In reality, however, it seems to be Gisselquist who is scaring people, including some of his co-authors. I phoned one of them, whom I happened to have interviewed several years before, and was told that there had been disagreements about the final published versions of the articles, and that some of the authors had had to withdraw their names from certain papers. There was also, I was told, concern about Gisselquist’s press statements. My informant told me that Gisselquist had “only moved across to the medical field two years ago”. Later, I checked on the Web, and discovered that before that he had been a “consultant at the World Bank”, an economist who wrote papers about how to save the Russian economy.

The Gisselquist group provides a long list of surveys they have examined, and impressive pages of mathematical formulae, but their research smacks of ivory tower theorising, and a lack of experience of the African epidemic on the ground. They highlight early HIV surveys conducted during 1984-8, but the conclusions of most persons who worked on AIDS in Africa during that period are very different. In Uganda, which was probably the first country in the world to experience a visible community-wide AIDS epidemic, almost every survey from 1985 onwards revealed an age-prevalence pattern comprising intermediate levels of HIV-1 infection for 0-to-4-year-olds (presumably largely caused by perinatal spread), which plummeted to virtually zero for 5-to-14-year-olds, and then rose steeply for the ages of 15 to 45 for women, and 20 to 55 for men, before tailing off to zero for older individuals. Yet all age groups and both sexes would have experienced comparable levels of unsterile injections and unsafe transfusions.
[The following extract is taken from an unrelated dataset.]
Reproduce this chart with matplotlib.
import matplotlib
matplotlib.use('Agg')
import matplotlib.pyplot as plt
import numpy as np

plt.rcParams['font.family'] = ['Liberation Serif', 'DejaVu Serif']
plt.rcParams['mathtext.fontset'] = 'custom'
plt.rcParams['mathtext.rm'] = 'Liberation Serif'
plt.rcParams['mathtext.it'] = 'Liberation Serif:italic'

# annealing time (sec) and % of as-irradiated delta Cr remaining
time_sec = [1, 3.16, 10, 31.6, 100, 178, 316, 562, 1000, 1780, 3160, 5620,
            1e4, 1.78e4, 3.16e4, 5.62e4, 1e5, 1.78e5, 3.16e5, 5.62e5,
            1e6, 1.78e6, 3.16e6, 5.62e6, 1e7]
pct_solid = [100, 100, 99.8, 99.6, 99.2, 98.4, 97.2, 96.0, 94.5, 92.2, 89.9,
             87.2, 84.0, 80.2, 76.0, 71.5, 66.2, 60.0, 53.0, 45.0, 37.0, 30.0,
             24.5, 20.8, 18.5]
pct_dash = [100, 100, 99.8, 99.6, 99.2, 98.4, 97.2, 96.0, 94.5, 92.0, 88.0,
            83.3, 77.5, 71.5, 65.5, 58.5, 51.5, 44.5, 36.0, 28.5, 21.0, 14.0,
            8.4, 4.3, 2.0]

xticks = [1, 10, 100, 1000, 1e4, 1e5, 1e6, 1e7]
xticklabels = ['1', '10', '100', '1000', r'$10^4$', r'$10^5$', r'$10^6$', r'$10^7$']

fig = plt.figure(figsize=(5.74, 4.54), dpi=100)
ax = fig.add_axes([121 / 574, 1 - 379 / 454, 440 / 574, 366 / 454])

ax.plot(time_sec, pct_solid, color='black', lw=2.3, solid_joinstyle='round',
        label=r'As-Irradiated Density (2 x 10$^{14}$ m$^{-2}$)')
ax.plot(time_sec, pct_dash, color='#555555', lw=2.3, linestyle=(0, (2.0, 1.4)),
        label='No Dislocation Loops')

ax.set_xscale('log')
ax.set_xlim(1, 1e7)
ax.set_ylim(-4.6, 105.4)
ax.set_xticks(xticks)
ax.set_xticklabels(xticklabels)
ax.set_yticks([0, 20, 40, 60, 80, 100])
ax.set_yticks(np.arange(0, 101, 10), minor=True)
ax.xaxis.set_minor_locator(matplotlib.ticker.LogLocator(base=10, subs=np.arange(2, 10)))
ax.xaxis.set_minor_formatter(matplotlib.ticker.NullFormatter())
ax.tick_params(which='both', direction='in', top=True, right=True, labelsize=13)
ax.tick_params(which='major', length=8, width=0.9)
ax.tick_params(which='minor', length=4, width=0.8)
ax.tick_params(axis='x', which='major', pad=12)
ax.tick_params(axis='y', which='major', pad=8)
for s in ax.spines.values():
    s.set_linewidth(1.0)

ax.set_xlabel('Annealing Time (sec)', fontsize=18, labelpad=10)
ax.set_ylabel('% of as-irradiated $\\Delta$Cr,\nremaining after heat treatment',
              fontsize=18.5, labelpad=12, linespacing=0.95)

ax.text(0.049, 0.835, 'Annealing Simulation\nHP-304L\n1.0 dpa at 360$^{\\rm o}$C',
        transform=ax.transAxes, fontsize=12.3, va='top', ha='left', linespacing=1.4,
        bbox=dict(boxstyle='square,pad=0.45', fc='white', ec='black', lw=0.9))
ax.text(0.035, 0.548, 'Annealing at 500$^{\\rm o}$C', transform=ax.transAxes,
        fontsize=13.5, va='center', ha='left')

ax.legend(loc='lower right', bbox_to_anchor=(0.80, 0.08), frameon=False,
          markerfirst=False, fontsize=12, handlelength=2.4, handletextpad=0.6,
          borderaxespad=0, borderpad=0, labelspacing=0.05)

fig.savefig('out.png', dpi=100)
This “Christmas tree” pattern, which was recognised right across the continent in the 1980s, is strongly suggestive of a pathogen that is spread largely by the sexual route, with only minor roles played by perinatal and parenteral spread. Another powerful clue is the fact that HIV infection levels among Ugandan teenage girls were often many times higher than among teenage boys, which parallels the earlier onset of sexual activity among African females.
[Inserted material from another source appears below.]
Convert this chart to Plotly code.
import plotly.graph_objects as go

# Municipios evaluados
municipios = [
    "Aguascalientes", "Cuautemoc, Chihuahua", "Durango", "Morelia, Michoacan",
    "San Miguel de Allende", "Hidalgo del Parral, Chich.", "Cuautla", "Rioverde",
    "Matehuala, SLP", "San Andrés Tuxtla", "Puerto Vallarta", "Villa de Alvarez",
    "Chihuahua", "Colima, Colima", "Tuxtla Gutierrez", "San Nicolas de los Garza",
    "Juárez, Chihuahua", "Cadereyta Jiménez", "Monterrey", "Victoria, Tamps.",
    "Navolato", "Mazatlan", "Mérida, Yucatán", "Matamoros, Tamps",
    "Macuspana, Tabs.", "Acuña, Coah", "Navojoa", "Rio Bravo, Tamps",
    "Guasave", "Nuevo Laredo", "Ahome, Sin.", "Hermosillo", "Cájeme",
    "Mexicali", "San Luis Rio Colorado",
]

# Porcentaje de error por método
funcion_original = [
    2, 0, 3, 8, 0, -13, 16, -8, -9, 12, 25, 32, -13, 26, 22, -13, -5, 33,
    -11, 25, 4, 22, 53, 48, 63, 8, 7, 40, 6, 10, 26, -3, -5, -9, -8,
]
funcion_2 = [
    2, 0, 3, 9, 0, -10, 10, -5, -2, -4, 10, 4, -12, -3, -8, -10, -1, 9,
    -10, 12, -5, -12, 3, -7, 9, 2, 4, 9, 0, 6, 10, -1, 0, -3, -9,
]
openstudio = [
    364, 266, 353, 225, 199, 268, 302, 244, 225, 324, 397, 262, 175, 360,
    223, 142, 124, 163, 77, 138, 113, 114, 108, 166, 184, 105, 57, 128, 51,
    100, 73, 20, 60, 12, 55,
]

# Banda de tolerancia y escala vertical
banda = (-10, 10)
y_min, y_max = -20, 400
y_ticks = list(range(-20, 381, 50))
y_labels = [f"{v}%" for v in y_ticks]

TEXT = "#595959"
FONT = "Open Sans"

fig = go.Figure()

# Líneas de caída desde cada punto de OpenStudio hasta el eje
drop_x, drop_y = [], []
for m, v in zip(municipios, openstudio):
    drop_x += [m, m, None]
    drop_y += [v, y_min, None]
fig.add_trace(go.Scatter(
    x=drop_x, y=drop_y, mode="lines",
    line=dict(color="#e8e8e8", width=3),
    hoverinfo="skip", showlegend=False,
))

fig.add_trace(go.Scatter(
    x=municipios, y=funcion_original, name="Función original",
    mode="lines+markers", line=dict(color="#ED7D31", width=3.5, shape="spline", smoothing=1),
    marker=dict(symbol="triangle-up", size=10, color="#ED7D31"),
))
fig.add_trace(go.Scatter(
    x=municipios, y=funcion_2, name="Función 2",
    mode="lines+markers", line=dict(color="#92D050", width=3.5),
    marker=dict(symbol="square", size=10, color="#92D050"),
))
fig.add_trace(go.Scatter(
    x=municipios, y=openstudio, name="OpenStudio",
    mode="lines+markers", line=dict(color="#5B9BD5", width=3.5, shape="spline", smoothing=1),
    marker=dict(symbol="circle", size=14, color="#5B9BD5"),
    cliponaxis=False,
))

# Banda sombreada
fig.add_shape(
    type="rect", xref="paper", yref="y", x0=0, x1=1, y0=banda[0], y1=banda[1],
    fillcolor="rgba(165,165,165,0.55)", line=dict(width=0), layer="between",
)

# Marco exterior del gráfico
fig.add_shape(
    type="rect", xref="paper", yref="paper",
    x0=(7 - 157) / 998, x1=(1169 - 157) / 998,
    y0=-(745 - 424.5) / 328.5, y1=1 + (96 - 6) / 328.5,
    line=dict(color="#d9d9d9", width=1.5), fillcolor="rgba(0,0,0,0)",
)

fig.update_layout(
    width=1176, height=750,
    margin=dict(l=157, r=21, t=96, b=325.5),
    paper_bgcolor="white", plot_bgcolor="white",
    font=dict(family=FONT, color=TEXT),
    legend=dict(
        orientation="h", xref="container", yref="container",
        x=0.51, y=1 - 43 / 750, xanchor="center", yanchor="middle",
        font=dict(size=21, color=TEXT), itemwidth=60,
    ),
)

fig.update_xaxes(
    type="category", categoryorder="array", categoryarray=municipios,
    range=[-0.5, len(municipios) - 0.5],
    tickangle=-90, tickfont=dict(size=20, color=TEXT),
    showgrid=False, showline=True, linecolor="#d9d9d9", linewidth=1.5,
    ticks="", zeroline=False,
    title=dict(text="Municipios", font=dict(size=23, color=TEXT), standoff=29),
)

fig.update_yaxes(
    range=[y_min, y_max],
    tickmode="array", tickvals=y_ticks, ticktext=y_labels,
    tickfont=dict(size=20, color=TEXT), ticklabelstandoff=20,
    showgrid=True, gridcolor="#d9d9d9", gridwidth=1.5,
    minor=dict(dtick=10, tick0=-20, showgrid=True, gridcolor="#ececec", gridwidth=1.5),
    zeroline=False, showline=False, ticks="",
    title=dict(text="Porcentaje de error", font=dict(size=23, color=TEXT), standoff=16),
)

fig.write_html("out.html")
The Gisselquist co-author with whom I spoke told me his personal belief was that 20% to 30% (not 60%) of African HIV might be transmitted through unsafe medical practices. My own belief (based on many years of studying African epidemiological surveys) is that parenteral spread may have increased in importance since the start of the epidemic, and that nowadays it might cause between 10% and 20% of new infections. I would certainly defend the principle of debating such issues, for public health decisions must be based on sound information and data. And by all means let us fight to improve the quality of medical care and condom provision in Africa and elsewhere, and thereby hopefully reduce the transmission of HIV and other pathogens (whether by dirty needles, or unprotected sex). But most of those who have studied the African epidemic at close range believe that it is Gisselquist’s estimates that are speculative, and that some of his public utterances are simply irresponsible, given how many people are eager to hear, dying to hear, that unprotected sex is not that dangerous.

Of course, the more publicity that is given to claims that dirty needles are responsible for most of the HIV spread in Africa, the easier it becomes to promote the idea that dirty needles might also have sparked the epidemic. And there is clearly some linkage between the two theories, for one of Gisselquist’s co-authors is Ernest Drucker.

What is undeniable is that over the last two or three years a substantial body of scientists and medics, many from the USA, seem to be keen to promote an explanation for the origin of AIDS that, though avowedly iatrogenic, caused by the actions of physicians, involves no specific individuals or governments. No names, no scandal. Nobody held to account. No lawsuits.